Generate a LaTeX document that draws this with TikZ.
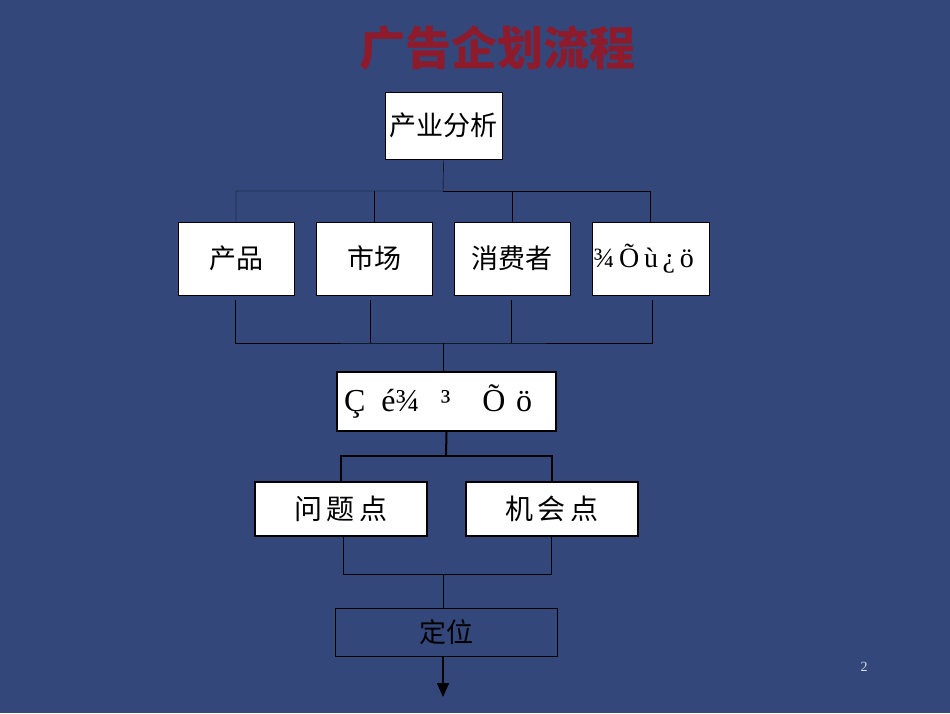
\documentclass[tikz,border=0pt]{standalone}
\usepackage{fontspec}
\setmainfont{Liberation Serif}
\newfontfamily\cjk{Noto Sans CJK SC}
\usetikzlibrary{calc,arrows.meta}
\definecolor{slide_blue}{HTML}{33477A}
\definecolor{title_red}{HTML}{8E1B2C}

\begin{document}
\begin{tikzpicture}[x=1pt, y=-1pt,
	box/.style={draw=black, fill=white, minimum height=#1, inner sep=0pt, font=\cjk\fontsize{27}{30}\selectfont},
	box/.default=67pt,
	link/.style={draw=black, thin},
	boldlink/.style={draw=black, line width=2pt}]
	\fill[slide_blue] (0, 0) rectangle (950, 713);
	\node[title_red, font=\cjk\bfseries\fontsize{46}{50}\selectfont] (title) at (497, 48) {广告企划流程};
	\node[box, minimum width=117pt] (ind) at (443.5, 125.5) {产业分析};
	\node[box=73pt, minimum width=116pt] (prod) at (236, 258.5) {产品};
	\node[box=73pt, minimum width=116pt] (mkt) at (374, 258.5) {市场};
	\node[box=73pt, minimum width=116pt] (cons) at (512, 258.5) {消费者};
	\node[box=73pt, minimum width=117pt, font=\fontsize{28}{30}\selectfont, text width=114pt, align=left] (comp) at (650.5, 258.5) {¾\,Õ\,ù\,¿\,ö};
	\node[box=59pt, minimum width=219pt, line width=2pt, font=\fontsize{32}{34}\selectfont, text width=205pt, align=left] (swot) at (446.5, 401.5) {Ç\, é¾\ \ ³\ \ \ Õ\ ö};
	\node[box=54pt, minimum width=172pt, line width=2pt, font=\cjk\fontsize{28}{30}\selectfont] (prob) at (341, 509) {问\,题\,点};
	\node[box=54pt, minimum width=172pt, line width=2pt, font=\cjk\fontsize{28}{30}\selectfont] (chance) at (552, 509) {机\,会\,点};
	\node[box=48pt, minimum width=222pt, fill=slide_blue, font=\cjk\fontsize{27}{30}\selectfont] (pos) at (446, 632) {定位};
	\node[white!80!slide_blue, font=\fontsize{14}{15}\selectfont] (page) at (864, 667) {2};
	% upper tree
	\draw[link] (ind.south) -- (443, 191) -| (prod.north);
	\draw[link] (443, 191) -| (comp.north);
	\draw[link] (mkt.north) -- (374, 191);
	\draw[link] (cons.north) -- (512, 191);
	% merge into middle box
	\draw[link] (235, 300) |- (443, 343) -| (652, 300);
	\draw[link] (370, 300) -- (370, 343);
	\draw[link] (511, 300) -- (511, 343);
	\draw[link] (443, 343) -- (swot.north -| 443, 0);
	\draw[boldlink] (swot.south) -- (446, 456);
	\draw[boldlink] (prob.north) |- (446, 456) -| (chance.north);
	\draw[link] (343, 536) |- (443, 574) -| (551, 536);
	\draw[link] (443, 574) -- (pos.north -| 443, 0);
	\draw[black, line width=1.5pt, -{Triangle[length=14pt, width=12pt]}] (pos.south -| 443, 0) -- (443, 697);
\end{tikzpicture}
\end{document}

*WORK TO DO:*
Your task is to repeat the material above exactly, without its pictures.

*REPLY TO THE TASK:*
Generate a LaTeX document that draws this with TikZ.
\documentclass[tikz,border=0pt]{standalone}
\usepackage{fontspec}
\setmainfont{Liberation Serif}
\newfontfamily\cjk{Noto Sans CJK SC}
\usetikzlibrary{calc,arrows.meta}
\definecolor{slide_blue}{HTML}{33477A}
\definecolor{title_red}{HTML}{8E1B2C}

\begin{document}
\begin{tikzpicture}[x=1pt, y=-1pt,
	box/.style={draw=black, fill=white, minimum height=#1, inner sep=0pt, font=\cjk\fontsize{27}{30}\selectfont},
	box/.default=67pt,
	link/.style={draw=black, thin},
	boldlink/.style={draw=black, line width=2pt}]
	\fill[slide_blue] (0, 0) rectangle (950, 713);
	\node[title_red, font=\cjk\bfseries\fontsize{46}{50}\selectfont] (title) at (497, 48) {广告企划流程};
	\node[box, minimum width=117pt] (ind) at (443.5, 125.5) {产业分析};
	\node[box=73pt, minimum width=116pt] (prod) at (236, 258.5) {产品};
	\node[box=73pt, minimum width=116pt] (mkt) at (374, 258.5) {市场};
	\node[box=73pt, minimum width=116pt] (cons) at (512, 258.5) {消费者};
	\node[box=73pt, minimum width=117pt, font=\fontsize{28}{30}\selectfont, text width=114pt, align=left] (comp) at (650.5, 258.5) {¾\,Õ\,ù\,¿\,ö};
	\node[box=59pt, minimum width=219pt, line width=2pt, font=\fontsize{32}{34}\selectfont, text width=205pt, align=left] (swot) at (446.5, 401.5) {Ç\, é¾\ \ ³\ \ \ Õ\ ö};
	\node[box=54pt, minimum width=172pt, line width=2pt, font=\cjk\fontsize{28}{30}\selectfont] (prob) at (341, 509) {问\,题\,点};
	\node[box=54pt, minimum width=172pt, line width=2pt, font=\cjk\fontsize{28}{30}\selectfont] (chance) at (552, 509) {机\,会\,点};
	\node[box=48pt, minimum width=222pt, fill=slide_blue, font=\cjk\fontsize{27}{30}\selectfont] (pos) at (446, 632) {定位};
	\node[white!80!slide_blue, font=\fontsize{14}{15}\selectfont] (page) at (864, 667) {2};
	% upper tree
	\draw[link] (ind.south) -- (443, 191) -| (prod.north);
	\draw[link] (443, 191) -| (comp.north);
	\draw[link] (mkt.north) -- (374, 191);
	\draw[link] (cons.north) -- (512, 191);
	% merge into middle box
	\draw[link] (235, 300) |- (443, 343) -| (652, 300);
	\draw[link] (370, 300) -- (370, 343);
	\draw[link] (511, 300) -- (511, 343);
	\draw[link] (443, 343) -- (swot.north -| 443, 0);
	\draw[boldlink] (swot.south) -- (446, 456);
	\draw[boldlink] (prob.north) |- (446, 456) -| (chance.north);
	\draw[link] (343, 536) |- (443, 574) -| (551, 536);
	\draw[link] (443, 574) -- (pos.north -| 443, 0);
	\draw[black, line width=1.5pt, -{Triangle[length=14pt, width=12pt]}] (pos.south -| 443, 0) -- (443, 697);
\end{tikzpicture}
\end{document}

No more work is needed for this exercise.